Scraping the Cache version from Google

natanspecialist · March 11, 2020, 8:55am

Hi,

I have been trying to scrap the cache version of a list of URLs (only 20) using the xpath but no luck so far.

The list indicates this pattern: http://webcache.googleusercontent.com/search?q=cache:https://www.dkc.ae/ whereas the xpath i use is this: /html/body/div[1]/div[1]/span[1] to locate the cache version of the page.

The full function is: =XPathOnUrl("http://webcache.googleusercontent.com/search?q=cache:https://www.dkc.ae/";"/html/body/div[1]/div[1]/span[1]")

Is there anything i am missing or doing wrong? It just returns me blank cells.

Thanks,

diskborste · March 11, 2020, 9:36am

Can you tell me where the cache version is available on that page?

natanspecialist · March 11, 2020, 10:12am

If you open this URL in the browser: http://webcache.googleusercontent.com/search?q=cache:https://www.dkc.ae/

I'd like to scrap the following:

I found out the xpath for that which is: /html/body/div[1]/div[1]/span[1] but run xpath throws me blank cells.

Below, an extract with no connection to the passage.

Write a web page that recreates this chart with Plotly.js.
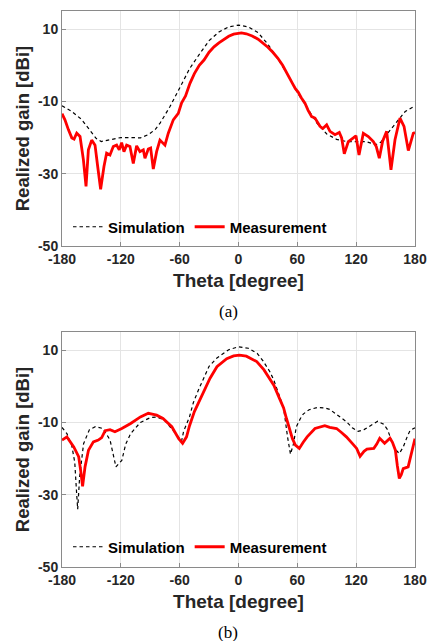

diskborste · March 11, 2020, 11:08am

Aha, didn't see it because the text was hidden behind the banner. This XPath works for me:

=XPathOnUrl("http://webcache.googleusercontent.com/search?q=cache:https://www.dkc.ae/";"//div[1]/span[2]")

However, this service is the same as the one used in the GoogleCachDate connector so I'm not sure why you prefer to scrape this manually?

natanspecialist · March 11, 2020, 12:00pm

Thanks for your help.

I thought, this should =Connector("GoogleCacheDate.GoogleCacheDate";C1) only work for date. Please suggest if i can pull the cached URL too through the above function?

Thanks again!

diskborste · March 11, 2020, 1:17pm

Hmm, isn't the URL always set to the latest URL? Is the purpose to identify redirects?

natanspecialist · March 11, 2020, 1:18pm

The purpose is to identify the pages google has indexed that don't match with original URL pattern. Basically, a mismatch of indexed vs cached URL but xpath helps me to do that so no worries.